Maakbedrijven hebben ‘keuzestress’ bij digitale transformatie
Maakbedrijven zijn zich ervan bewust dat de digitale transformatie essentieel is voor hun bestaanszekerheid, maar door ‘keuzestress’ lopen ze vaak vast en laten ze kansen liggen.
In Nederland beschouwt maar liefst 71 procent van de makbedrijven zichzelf als achterblijvers op het gebied van digitale transformatie.
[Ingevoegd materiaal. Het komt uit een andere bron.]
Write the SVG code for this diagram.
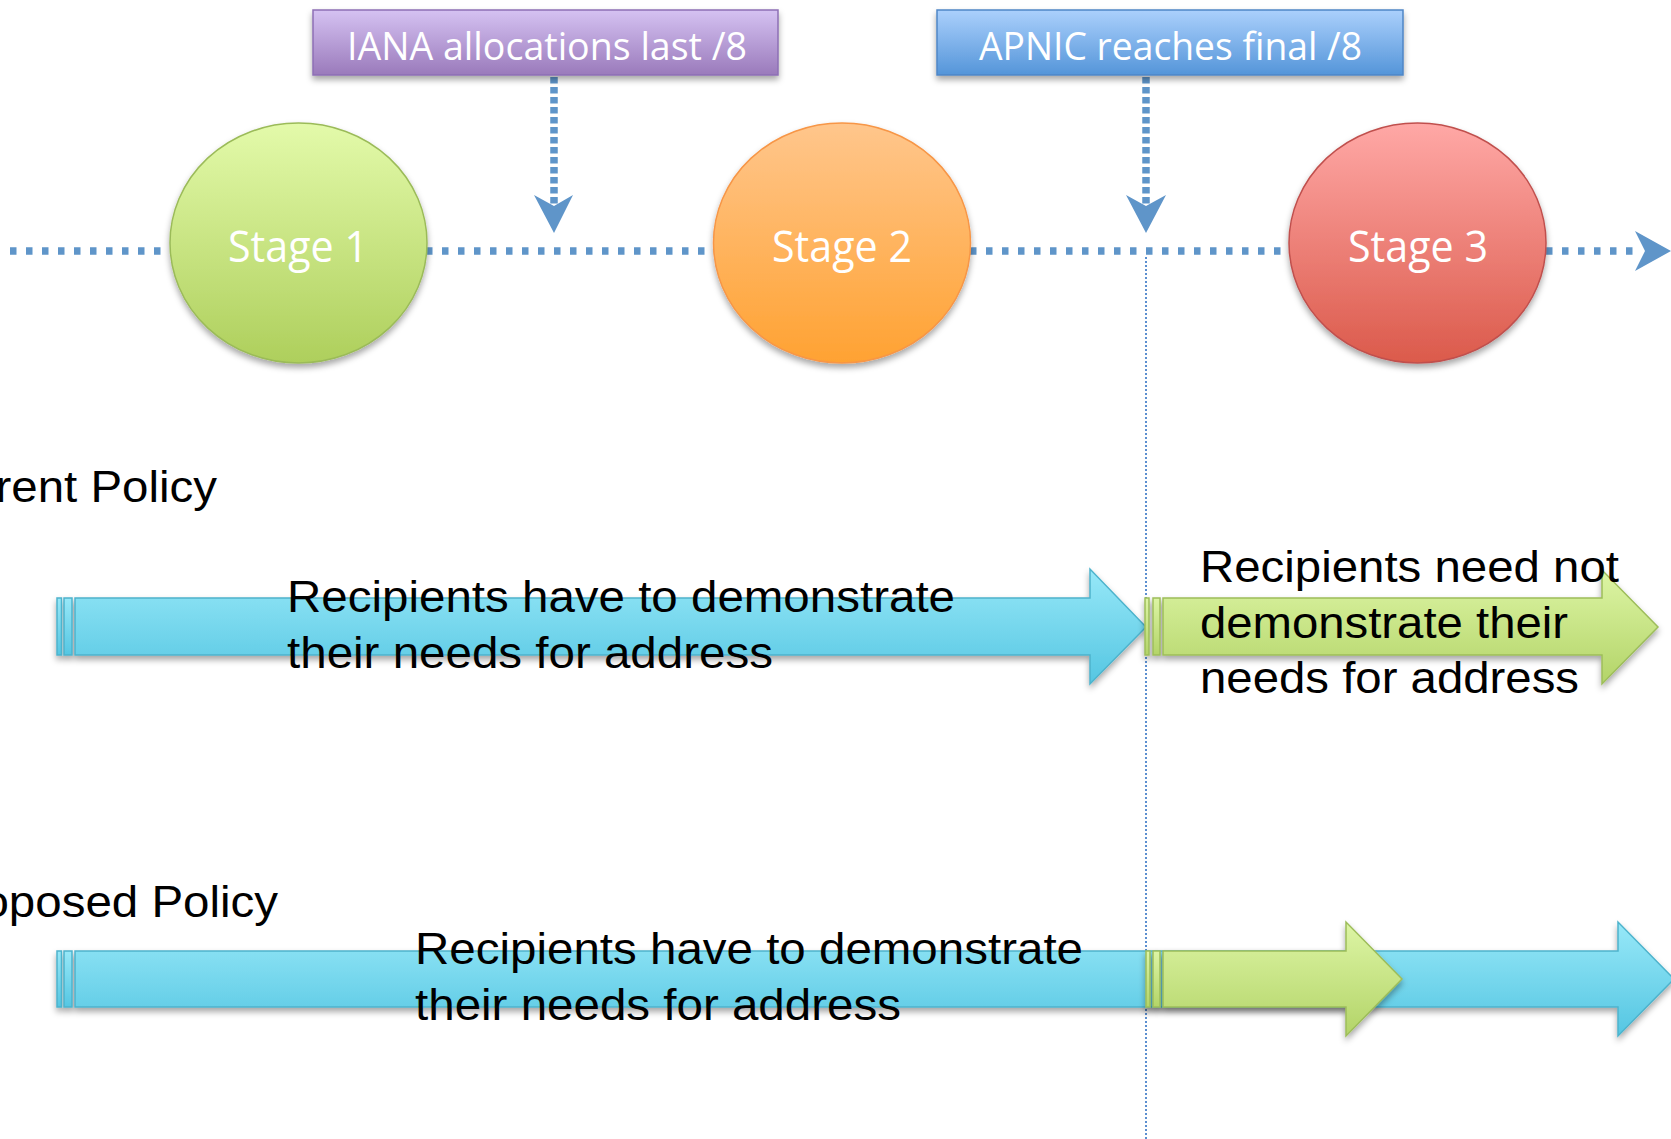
<svg xmlns="http://www.w3.org/2000/svg" width="1671" height="1139" viewBox="0 0 1671 1139">
<defs>
  <linearGradient id="gPurple" x1="0" y1="0" x2="0" y2="1"><stop offset="0" stop-color="#d5c2f2"/><stop offset="1" stop-color="#9a7abb"/></linearGradient>
  <linearGradient id="gBlueBox" x1="0" y1="0" x2="0" y2="1"><stop offset="0" stop-color="#abd0fc"/><stop offset="1" stop-color="#5495d9"/></linearGradient>
  <linearGradient id="gGreenC" x1="0" y1="0" x2="0" y2="1"><stop offset="0" stop-color="#e3faaa"/><stop offset="1" stop-color="#aecf5c"/></linearGradient>
  <linearGradient id="gOrange" x1="0" y1="0" x2="0" y2="1"><stop offset="0" stop-color="#ffc68c"/><stop offset="1" stop-color="#ffa232"/></linearGradient>
  <linearGradient id="gRed" x1="0" y1="0" x2="0" y2="1"><stop offset="0" stop-color="#ffa8a6"/><stop offset="1" stop-color="#db5a4b"/></linearGradient>
  <linearGradient id="gCyan" gradientUnits="objectBoundingBox" x1="0" y1="0" x2="0" y2="1"><stop offset="0" stop-color="#97e8f8"/><stop offset="1" stop-color="#55c6e2"/></linearGradient>
  <linearGradient id="gLime" x1="0" y1="0" x2="0" y2="1"><stop offset="0" stop-color="#ddf5a5"/><stop offset="1" stop-color="#b3d468"/></linearGradient>
  <filter id="sh" x="-10%" y="-20%" width="120%" height="150%">
    <feDropShadow dx="0" dy="4" stdDeviation="3" flood-color="#000" flood-opacity="0.35"/>
  </filter>
  <style>
    .tl { fill:none; stroke:#5f95c9; stroke-width:7.5; }
    .hd { fill:#5f95c9; }
    .box { stroke-width:1.5; filter:url(#sh); }
    .boxt { font-family:"Open Sans","Noto Sans",sans-serif; font-size:38px; fill:#ffffff; }
    .stg { stroke-width:1.5; filter:url(#sh); }
    .stgt { font-family:"Open Sans","Noto Sans",sans-serif; font-size:43px; fill:#ffffff; }
    .cy { fill:url(#gCyan); stroke:#4db3cc; stroke-width:1.5; }
    .lm { fill:url(#gLime); stroke:#9dbd5a; stroke-width:1.5; }
    .t { font-family:"Liberation Sans",Arial,sans-serif; font-size:44px; fill:#000; }
  </style>
</defs>
<g id="connectors">
  <line class="tl" x1="10" y1="251" x2="1640" y2="251" stroke-dasharray="6.5 9.5"/>
  <polygon class="hd" points="1635,231 1671,251 1635,271 1645,251"/>
  <line class="tl" x1="554" y1="77" x2="554" y2="205" stroke-dasharray="6.5 3.5"/>
  <polygon class="hd" points="534,195 554,233 573,195 554,206"/>
  <line class="tl" x1="1146" y1="77" x2="1146" y2="205" stroke-dasharray="6.5 3.5"/>
  <polygon class="hd" points="1126,195 1146,233 1166,195 1146,206"/>
  <line x1="1146" y1="257" x2="1146" y2="1139" stroke="#5b8fd0" stroke-width="2" stroke-dasharray="2 2"/>
</g>
<g id="iana">
  <rect class="box" x="313" y="10" width="465" height="65" fill="url(#gPurple)" stroke="#8d6fb5"/>
  <text class="boxt" x="347" y="60" textLength="400" lengthAdjust="spacingAndGlyphs">IANA allocations last /8</text>
</g>
<g id="apnic">
  <rect class="box" x="937" y="10" width="466" height="65" fill="url(#gBlueBox)" stroke="#4f86c6"/>
  <text class="boxt" x="979" y="60" textLength="383" lengthAdjust="spacingAndGlyphs">APNIC reaches final /8</text>
</g>
<g id="stage1">
  <ellipse class="stg" cx="298.5" cy="243" rx="128.5" ry="120" fill="url(#gGreenC)" stroke="#9bbb59"/>
  <text class="stgt" x="228" y="262" textLength="140" lengthAdjust="spacingAndGlyphs">Stage 1</text>
</g>
<g id="stage2">
  <ellipse class="stg" cx="842" cy="243" rx="128.5" ry="120" fill="url(#gOrange)" stroke="#f79646"/>
  <text class="stgt" x="772" y="262" textLength="140" lengthAdjust="spacingAndGlyphs">Stage 2</text>
</g>
<g id="stage3">
  <ellipse class="stg" cx="1417.5" cy="243" rx="128.5" ry="120" fill="url(#gRed)" stroke="#c0504d"/>
  <text class="stgt" x="1348" y="262" textLength="140" lengthAdjust="spacingAndGlyphs">Stage 3</text>
</g>
<g id="current-label">
  <text class="t" x="-81" y="502" textLength="298" lengthAdjust="spacingAndGlyphs">Current Policy</text>
</g>
<g id="current-blue-arrow" filter="url(#sh)">
  <rect class="cy" x="57" y="598" width="4.5" height="57"/>
  <rect class="cy" x="64" y="598" width="8" height="57"/>
  <path class="cy" d="M75,598 H1090 V569 L1146,627 L1090,684 V655 H75 Z"/>
</g>
<g id="current-green-arrow" filter="url(#sh)">
  <rect class="lm" x="1145" y="598" width="4" height="57"/>
  <rect class="lm" x="1153" y="598" width="7" height="57"/>
  <path class="lm" d="M1163,598 H1602 V570 L1658,627 L1602,684 V655 H1163 Z"/>
</g>
<g id="current-left-text">
  <text class="t" x="287" y="612" textLength="668" lengthAdjust="spacingAndGlyphs">Recipients have to demonstrate</text>
  <text class="t" x="287" y="668" textLength="486" lengthAdjust="spacingAndGlyphs">their needs for address</text>
</g>
<g id="current-right-text">
  <text class="t" x="1200" y="582" textLength="419" lengthAdjust="spacingAndGlyphs">Recipients need not</text>
  <text class="t" x="1200" y="637.5" textLength="368" lengthAdjust="spacingAndGlyphs">demonstrate their</text>
  <text class="t" x="1200" y="693" textLength="379" lengthAdjust="spacingAndGlyphs">needs for address</text>
</g>
<g id="proposed-label">
  <text class="t" x="-65" y="917" textLength="343" lengthAdjust="spacingAndGlyphs">Proposed Policy</text>
</g>
<g id="proposed-blue-arrow" filter="url(#sh)">
  <rect class="cy" x="57" y="951" width="4.5" height="56"/>
  <rect class="cy" x="64" y="951" width="8" height="56"/>
  <path class="cy" d="M75,951 H1618 V922 L1674,979 L1618,1036 V1007 H75 Z"/>
</g>
<g id="proposed-green-arrow" filter="url(#sh)">
  <rect class="lm" x="1146" y="951" width="4" height="56"/>
  <rect class="lm" x="1153" y="951" width="7" height="56"/>
  <path class="lm" d="M1163,951 H1346 V922 L1402,979 L1346,1036 V1007 H1163 Z"/>
</g>
<g id="proposed-text">
  <text class="t" x="415" y="964" textLength="668" lengthAdjust="spacingAndGlyphs">Recipients have to demonstrate</text>
  <text class="t" x="415" y="1020" textLength="486" lengthAdjust="spacingAndGlyphs">their needs for address</text>
</g>
</svg>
Dit blijkt uit recent onderzoek van IFS.
Achterblijvers
Het onderzoek, uitgevoerd onder 815 leiders in de wereldwijde maakindustrie, toont aan dat de sector het belang van technologie voor het voortbestaan van de bedrijven inziet. Toch slaagt minder dan tien procent van de maakbedrijven erin zich succesvol te positioneren als ‘digitale koploper’. In Nederland beschouwt maar liefst 71 procent zichzelf als achterblijvers, tegenover 65 procent wereldwijd. Ze geven aan vast te zitten in de beginfase van de digitale transformatie zonder concrete toekomstplannen.
De klok tikt
Uit het onderzoek blijkt dat 89 procent van de maakbedrijven in Nederland denkt dat hun bedrijf slechts een tot drie jaar kan overleven zonder enige investering in technologie. De boodschap is duidelijk: digitale transformatie is onmisbaar voor het voortbestaan van bedrijven in de maakindustrie. De turbulente markt, voortdurende verstoringen in de supply chains en de dreiging van klimaatverandering maken de transformatie alleen maar noodzakelijker.
Klimaatverandering
Een kwart van de maakbedrijven beschouwt klimaatverandering als hoogste prioriteit. Toch loopt de meerderheid van de bedrijven (84%) achter op het gebied van een solide duurzaamheidsstrategie en ESG-initiatieven. Deze achterstand is groter dan het wereldwijde gemiddelde van 71 procent. Hoewel vier op de tien (42%) van de Nederlandse maakbedrijven actief werkt aan ESG-initiatieven, blijft de kloof tussen ambitie en uitvoering nog altijd groot.
‘Keuzestress’ bedreigt toekomst
Vandaag de dag is het technologie-aanbod voor bedrijven groter dan ooit. Meer dan 80 procent van de respondenten wereldwijd beschouwt álle beschikbare technologie-opties als essentieel. Dit maakt besluitvorming een stuk lastiger, en de keuzestress alleen maar groter. Daarnaast staan binnen een organisatie de neuzen niet altijd dezelfde kant op. Hoewel bijna alle C-suite executives (94%) cloudcomputing als de belangrijkste technologie voor digitale transformatie zien, leggen operationele medewerkers de focus juist op digital twins (85%) en AI (84%). Vice-presidenten daarentegen beschouwen IoT (81%) als prioriteit. Deze verschillen in prioriteit maken de keuze voor technologie niet makkelijker.
Mede door de overvloed aan keuzes en het onvermogen om de prioriteit van nieuwe technologieën te beoordelen, raken de digitale achterblijvers steeds verder achter. Tegelijkertijd lopen maakbedrijven tegen allerlei andere uitdagingen. Zo hebben Nederlandse bedrijven moeite met het naleven van wet- en regelgeving (32%) en de complexiteit van de IT-omgeving (29%). Zonder deze uitdagingen te overwinnen, riskeren de maakbedrijven een nog grotere achterstand en komt de bestaanszekerheid in gevaar.
De toekomst vormgeven
Ondanks de uitdagingen blijft de Nederlandse maakindustrie hoopvol over de voordelen van nieuwe technologieën. Bij het herzien van hun supply chains past bijna iedereen (97%) geografische strategieën toe om de keten veerkrachtiger te maken. Digitale koplopers benutten geavanceerde methoden zoals scenarioplanning, terwijl bedrijven die achterblijven nog steeds afhankelijk zijn van geïsoleerde risicobeoordeling tools.
De respondenten verwachten ook dat duurzaamheidsinitiatieven (ESG) een positieve invloed hebben op hun organisatie. ESG wordt niet langer gezien als een verplichting, maar als een belangrijke factor voor verbeteringen in doorlooptijd, productkwaliteit en nieuwe bedrijfsmodellen, zoals de circulaire economie.